Философия и психология давно установили, что скептик-агностик — это всегда разочаровавшийся догматик, что бесплодный скепсис — это оборотная сторона догматизма, его неизбежное дополнение и результат. Догматизм и скепсис — это две стороны одной медали, две взаимно питающие и взаимно провоцирующие друг друга позиции, две одинаково мертвые и одинаково бесплодные половинки, на которые в известных условиях воспитания разрезается живой «ум».
Скептиков никто сознательно не воспитывает, напротив, со скептицизмом (особенно в среде молодежи) всегда борются, его высмеивают, его осуждают морально. А скептики все-таки появляются. Откуда? Из догматиков, столкнувшихся лбом с противоречиями живой жизни.
Воспитание догматика ведь заключается как раз в том, что человека приучают смотреть на окружающий мир только как на огромный резервуар «примеров», подтверждающих правильность одних истин и опровергающих другие истины, прямо им противоположные. Когда человека тщательно оберегают от соприкосновения и знакомства с фактами, служащими основанием для прямо противоположных взглядов и убеждений, от чтения сочинений, эти взгляды обосновывающих, то в результате и получается беспомощный догматик, твердый в своих собственных убеждениях только до тех пор, пока не уткнется сам в противоречащие им факты, не прочитает сочинения, излагающие противоположный взгляд.
Ведь эти факты, от коих его уберегали, будут иметь для него «преимущество новизны», сладость «запретного плода» в отличие от «привычного», от зазубренного, успевшего порядком надоесть.
«Тогда юноше кажется, будто лучшее средство доказать, что он вышел из детского возраста, — это пренебречь такими доброжелательными предостережениями, и, привыкнув к [275] догматизму, он жадными глотками пьет яд, догматически разрушающий его основоположения…» [5]
Не умея диалектически соотносить свои абстрактно-всеобщие убеждения с конкретной действительностью, он, естественно, не умеет критически относиться и к противоположным взглядам. То они казались ему на сто процентов ложными, поскольку он не был знаком с их реальными основаниями, то, наоборот, уверовал в их правоту тоже на сто процентов, поскольку увидел, что они тоже основываются на известных фактах. Пометавшись между тем и другим, он вообще перестает доверять общим истинам и убеждениям, приходит к выводу, что все относительно, и только относительно, что никакой разницы между правдой и ложью нет, что добро и зло — только ничего не значащие словечки, а красота имеет ничуть не более преимуществ, чем уродство и безобразие.
5
Кант И. Критика чистого разума, с. 627, 628.
В философии эта позиция называется «релятивизмом», ее ходячая формула — «все в мире относительно», «все позволено», а человек, ее исповедующий, именуется скептиком-индивидуалистом.

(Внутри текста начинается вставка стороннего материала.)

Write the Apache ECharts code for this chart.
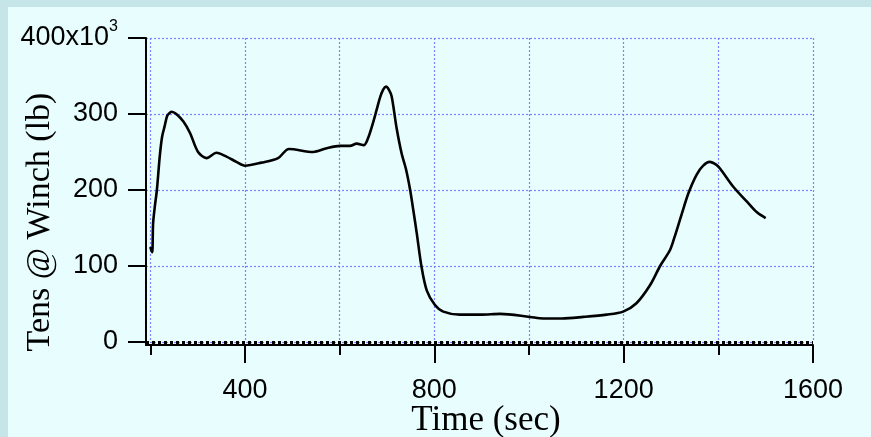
<!DOCTYPE html>
<html><head><meta charset="utf-8">
<script src="https://cdn.jsdelivr.net/npm/echarts@6/dist/echarts.min.js"></script>
<style>
html,body{margin:0;padding:0;}
#wrap{position:relative;width:871px;height:437px;background:#c5e5e8;overflow:hidden;}
#inner{position:absolute;left:8px;top:7px;right:0;bottom:0;background:#e8fdfd;}
#chart{position:absolute;left:0;top:0;width:871px;height:437px;}
</style></head><body>
<div id="wrap"><div id="inner"></div><div id="chart"></div></div>
<script>
// Time (sec)
const timeSec = [200,204,206,210,214,220,225,230,236,242,245,255,270,284,301,319,340,361,382,400,435,470,493,544,573,601,622,636,651,660,668,678,685,692,698,704,710,720,731,740,749,756,763,773,784,801,819,854,900,939,1002,1030,1070,1115,1164,1199,1227,1256,1277,1298,1308,1323,1337,1354,1368,1382,1396,1404,1432,1460,1481,1500];
// Tension at winch (x10^3 lb)
const tensionK = [125,118,156,180,200,244,270,283,298,302,303,300,290,275,250,242,249,244,237,232,236,242,254,250,255,258,258,261,259,268,283,305,321,332,336,332,323,283,248,228,200,172,143,99,68,49,40,36,36,37,33,31,31,33,36,40,51,75,100,121,139,169,196,220,232,237,233,228,204,185,171,163];
const xGridTicks = [200,400,600,800,1000,1200,1400,1600];
const xMajorTicks = [400,800,1200,1600];
const yTicks = [0,100,200,300,400];

const chart = echarts.init(document.getElementById('chart'), null, {renderer:'canvas'});
const black = '#000';
const gridColor = '#8080ff';
const labelFont = 'Liberation Sans';
const titleFont = 'Liberation Serif';

chart.setOption({
  animation: false,
  backgroundColor: 'transparent',
  grid: {left:146, right:58, top:38, bottom:95, containLabel:false},
  xAxis: [
    {type:'value', min:191, max:1600, position:'bottom', offset:3,
     axisLine:{show:true, onZero:false, lineStyle:{color:black, width:2}},
     axisTick:{show:true, customValues:xGridTicks, length:10, lineStyle:{color:black, width:2}},
     axisLabel:{show:false},
     splitLine:{show:true, lineStyle:{color:gridColor, width:1.2, type:[2,2]}}},
    {type:'value', min:191, max:1600, position:'bottom', offset:3,
     axisLine:{show:false, onZero:false},
     axisTick:{show:true, customValues:xMajorTicks, length:18, lineStyle:{color:black, width:2}},
     axisLabel:{show:true, customValues:xMajorTicks, fontSize:27, fontFamily:labelFont, color:black, margin:32,
       formatter: v => String(v)},
     splitLine:{show:false}}
  ],
  yAxis: {type:'value', min:0, max:400, interval:100,
    axisLine:{show:true, onZero:false, lineStyle:{color:black, width:2}},
    axisTick:{show:true, customValues:yTicks, length:18, lineStyle:{color:black, width:2}},
    axisLabel:{fontSize:27, fontFamily:labelFont, color:black, margin:28,
      formatter: v => v === 400 ? '400x10{s|3}' : String(v),
      rich:{s:{fontSize:16, fontFamily:labelFont, color:black, padding:[0,0,22,0]}}},
    splitLine:{show:true, lineStyle:{color:gridColor, width:1.2, type:[2,2]}}
  },
  graphic: [
    {type:'line', shape:{x1:146, y1:340, x2:146, y2:346}, style:{stroke:black, lineWidth:2}},
    {type:'text', x:486, y:421, style:{text:'Time (sec)', fontSize:35, fontFamily:titleFont, fill:black, align:'center', verticalAlign:'middle'}},
    {type:'text', x:40, y:222, rotation:Math.PI/2, style:{text:'Tens @ Winch (lb)', fontSize:34, fontFamily:titleFont, fill:black, align:'center', verticalAlign:'middle'}}
  ],
  series: [{
    type:'line', xAxisIndex:0, yAxisIndex:0,
    data: timeSec.map((t,i)=>[t, tensionK[i]]),
    showSymbol:false, smooth:0.3,
    lineStyle:{color:black, width:2.6},
    markLine:{silent:true, symbol:'none', label:{show:false},
      lineStyle:{color:black, width:3, type:[3,3]},
      data:[{yAxis:0}]}
  }]
});
</script>
</body></html>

Что догматизм рано или поздно с неизбежностью вырождается в скепсис — это давно известный философии и психологии закон. Понимая это, Гегель расценивал «скептицизм» как следующую за «догматизмом» и в известном смысле более высокую форму «развития духа», как естественную ступень и форму преодоления наивного догматизма. Ибо если догматик всегда упорствует, защищая одну абстрактную половинку истины против другой, не умея самый предмет спора увидеть и в его рассмотрении найти умное и конкретное разрешение противоречия, то скептик, также не умея это сделать, по крайней мере видит обе половинки и понимает, что они имеют равные основания. И колеблется между ними, не в силах (не имея оснований, поскольку самого предмета не видит, а видит только два его изображения, два одинаково догматических образа) сделать самостоятельно решительный шаг. Скептик поэтому всегда оказывается в грустном положении «Буриданова осла».
Но скептик перестанет быть скептиком, если ему удастся объяснить, почему один и тот же предмет в одно и то же время одному догматику представляется в образе «А», а другому — в образе «не-A».
Диалектическое мышление, согласно Гегелю, включает в себя скепсис — разумную долю сомнения, которая не дает научным положениям застыть, окаменеть, превратиться в «догму». Но в качестве такового это уже не «скепсис», а [276] просто разумная самокритичность — критичное отношение ко всем абстрактным формулам, умение постоянно соотносить их с конкретной действительностью, проверить их в столкновении с фактами.
Живой диалектический ум не составишь из двух одинаково мертвых половинок: из «догматизма» и «скепсиса», хотя именно на эти составные части он и разлагается, умирая (как вода не есть простая смесь кислорода и водорода, а есть нечто новое, третье).
«Ум» — это живое диалектическое единство «несомненного» с «сомнением», системы ясных и четких научных истин — с критичным отношением к любой из них. «Сомнение» здесь не самоцель, а средство для обнаружения общих истин, выдерживающих самое придирчивое сомнение.